I think about how I relate to the large amount of NR hunters that come hunt in Georgia. (Sourh Georgia is where South Florida goes to hunt deer.) I recognize that I and others regard them as "outsiders," not in a malicious way but in a way that reflects that this is an unassailable fact. But for us, there's such an overwhelming abundance of deer to chase, no one has to feel like the "outsiders" are biting into our slice of the pie.

Now if it came a day that I was sitting at home, with no tag or some other major impediment to me going afield, while watching "outsiders" pour in and hunt? This makes it harder to feel charitable towards non-residents I'm sure. I've tried to use this thought exercise, so to speak, to gain some insight into the resident's perspective.

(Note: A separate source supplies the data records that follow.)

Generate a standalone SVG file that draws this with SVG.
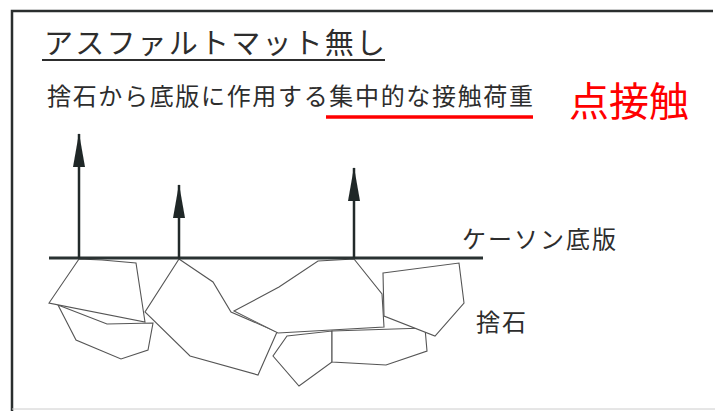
<svg xmlns="http://www.w3.org/2000/svg" width="715" height="411" viewBox="0 0 715 411">
  <defs>
    <style>
      .jp { font-family: "Noto Sans CJK JP", "Noto Sans", sans-serif; fill: #2d2d2d; }
      .red { fill: #ff0000; }
      .frame { stroke: #2a2e2e; stroke-width: 2.5; fill: none; }
      .slab { stroke: #2a3232; stroke-width: 3; fill: none; }
      .force { stroke: #222a2a; stroke-width: 2.5; fill: none; }
      .rock { stroke: #555; stroke-width: 1.1; fill: #fff; stroke-linejoin: miter; }
    </style>
    <!-- slender filled arrowhead, tip at the line end -->
    <marker id="head" viewBox="0 0 34 12" refX="33" refY="6" markerWidth="34" markerHeight="12" markerUnits="userSpaceOnUse" orient="auto">
      <path d="M34 6 L0 0 L0 12 Z" fill="#1f2727"/>
    </marker>
  </defs>

  <rect width="715" height="411" fill="#fff"/>

  <!-- frame -->
  <g id="frame">
    <path class="frame" d="M12 411 V11 H713"/>
    <line x1="12" y1="409" x2="715" y2="409" stroke="#ccc" stroke-width="1"/>
  </g>

  <!-- headings -->
  <g id="title">
    <text class="jp" x="44" y="54" font-size="29" textLength="341" lengthAdjust="spacing">アスファルトマット無し</text>
    <line x1="42" y1="60" x2="385" y2="60" stroke="#2d2d2d" stroke-width="2"/>
  </g>
  <g id="caption">
    <text class="jp" x="47" y="105" font-size="24" textLength="486" lengthAdjust="spacing">捨石から底版に作用する集中的な接触荷重</text>
    <line x1="326" y1="117" x2="533" y2="117" stroke="#ff0000" stroke-width="3.5"/>
  </g>
  <g id="point-contact">
    <text class="jp red" x="569" y="116" font-size="40" textLength="120" lengthAdjust="spacing">点接触</text>
  </g>

  <!-- rubble stones -->
  <g id="rubble">
    <polygon class="rock" points="58,305 107,324 153,323 148,350 121,359 76,340"/>
    <polygon class="rock" points="79,259 102,260 136,263 145,322 49,303"/>
    <polygon class="rock" points="179,259 213,282 231,312 277,332 258,375 190,356 145,312"/>
    <polygon class="rock" points="287,336 332,331 332,362 299,386 273,356"/>
    <polygon class="rock" points="332,331 425,328 427,351 386,365 332,362"/>
    <polygon class="rock" points="383,273 459,263 464,303 435,336 384,316"/>
    <polygon class="rock" points="318,261 354,259 382,294 384,327 278,333 234,311 279,287"/>
  </g>

  <!-- caisson base slab -->
  <g id="slab">
    <line class="slab" x1="49" y1="258" x2="483" y2="258"/>
    <text class="jp" x="462" y="248" font-size="24" textLength="154" lengthAdjust="spacing">ケーソン底版</text>
  </g>
  <g id="rubble-label">
    <text class="jp" x="476" y="331" font-size="24" textLength="50" lengthAdjust="spacing">捨石</text>
  </g>

  <!-- contact forces -->
  <g id="connectors">
    <line class="force" x1="79" y1="258" x2="79" y2="134" marker-end="url(#head)"/>
    <line class="force" x1="179" y1="258" x2="179" y2="185" marker-end="url(#head)"/>
    <line class="force" x1="354" y1="258" x2="354" y2="168" marker-end="url(#head)"/>
  </g>
</svg>
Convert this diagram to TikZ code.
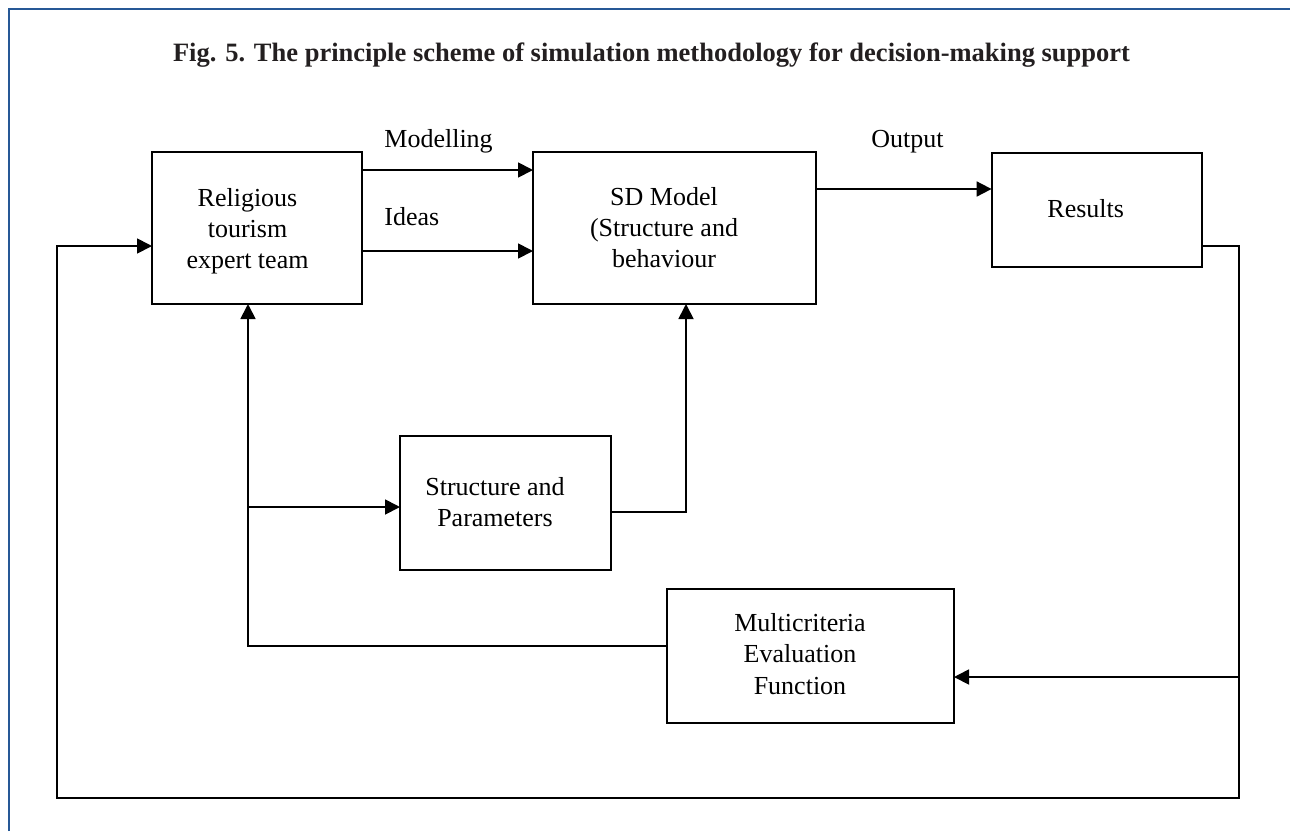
\documentclass[tikz,border=0pt]{standalone}
\usepackage{fontspec}
\setmainfont{Liberation Serif}
\usetikzlibrary{arrows.meta,calc}
\definecolor{frameblue}{RGB}{38,88,150}
\definecolor{titlegray}{RGB}{35,31,32}
\begin{document}
\begin{tikzpicture}[x=0.5pt,y=-0.5pt,
  boxnode/.style={draw=black,line width=0.9pt,inner sep=0pt,outer sep=0pt},
  txt/.style={inner sep=0pt,align=center,font=\fontsize{13pt}{15.6pt}\selectfont},
  lbl/.style={inner sep=0pt,font=\fontsize{13pt}{15.6pt}\selectfont},
  conn/.style={draw=black,line width=0.9pt},
  arr/.style={conn,-{Triangle[length=7.5pt,width=7.5pt]}}]
\useasboundingbox (0,0) rectangle (1290,831);
% frame
\draw[frameblue,line width=1.1pt] (9,831) -- (9,9) -- (1290,9);
% title
\node[inner sep=0pt,anchor=base,text=titlegray,font=\fontsize{13.25pt}{16pt}\selectfont\bfseries] (title) at (651.5,61.7)
  {Fig. 5. The principle scheme of simulation methodology for decision-making support};
% boxes
\node[boxnode,minimum width=105pt,minimum height=76pt] (rel) at (257,228) {};
\node[boxnode,minimum width=141.5pt,minimum height=76pt] (sd) at (674.5,228) {};
\node[boxnode,minimum width=105pt,minimum height=57pt] (res) at (1096.6,209.6) {};
\node[boxnode,minimum width=105.5pt,minimum height=67pt] (st) at (505.5,503) {};
\node[boxnode,minimum width=143.5pt,minimum height=67pt] (mc) at (810.5,656) {};
% box texts
\node[txt] (relT) at (247.5,231) {Religious\\tourism\\expert team};
\node[txt] (sdT) at (664,227.5) {SD Model\\(Structure and\\behaviour};
\node[lbl,anchor=base] (resT) at (1085.7,217.7) {Results};
\node[txt] (stT) at (495,502) {Structure and\\Parameters};
\node[txt] (mcT) at (800,654) {Multicriteria\\Evaluation\\Function};
% labels
\node[lbl,anchor=base west] (modL) at (384,147) {Modelling};
\node[lbl,anchor=base west] (ideL) at (384,225) {Ideas};
\node[lbl,anchor=base west] (outL) at (871,147) {Output};
% helper coordinates
\coordinate (yM) at (0,170);
\coordinate (yI) at (0,251);
\coordinate (yO) at (0,189);
\coordinate (jR) at (1239,246);
\coordinate (jRm) at (1239,677);
\coordinate (jRb) at (1239,798);
\coordinate (jLb) at (57,798);
\coordinate (jL) at (57,246);
\coordinate (jS) at (248,646);
\coordinate (jSm) at (248,507);
\coordinate (jP) at (686,512);
% connectors
\draw[arr] (rel.east |- yM) -- (sd.west |- yM);
\draw[arr] (rel.east |- yI) -- (sd.west |- yI);
\draw[arr] (sd.east |- yO) -- (res.west |- yO);
\draw[arr] (res.east |- jR) -- (jR) -- (jRb) -- (jLb) -- (jL) -- (rel.west |- jL);
\draw[arr] (jRm) -- (mc.east |- jRm);
\draw[arr] (mc.west |- jS) -- (jS) -- (rel.south -| jS);
\draw[arr] (jSm) -- (st.west |- jSm);
\draw[arr] (st.east |- jP) -- (jP) -- (sd.south -| jP);
\end{tikzpicture}
\end{document}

And generally, this is why I'm receptive to ideas like what Buzz outlined a few pages ago... taking a small L as NR hunters that translates to a significant W for resident hunters is a good thing. If residents are dissatisfied, they become a greater impediment to NR hunter opportunities through legislative pressure we don't have. Better to give ground in the name of being equitable to residents first and foremost, to maintain good relations that keep the door open for NRs. Also makes it easier to work together in the meantime towards "making a bigger pie."
I agree to a point.

It will be all good for the residents as long as the Non-resident demand holds. They can cut NR quotas and jack up NR prices as long as the demand remains with no net loss to funding.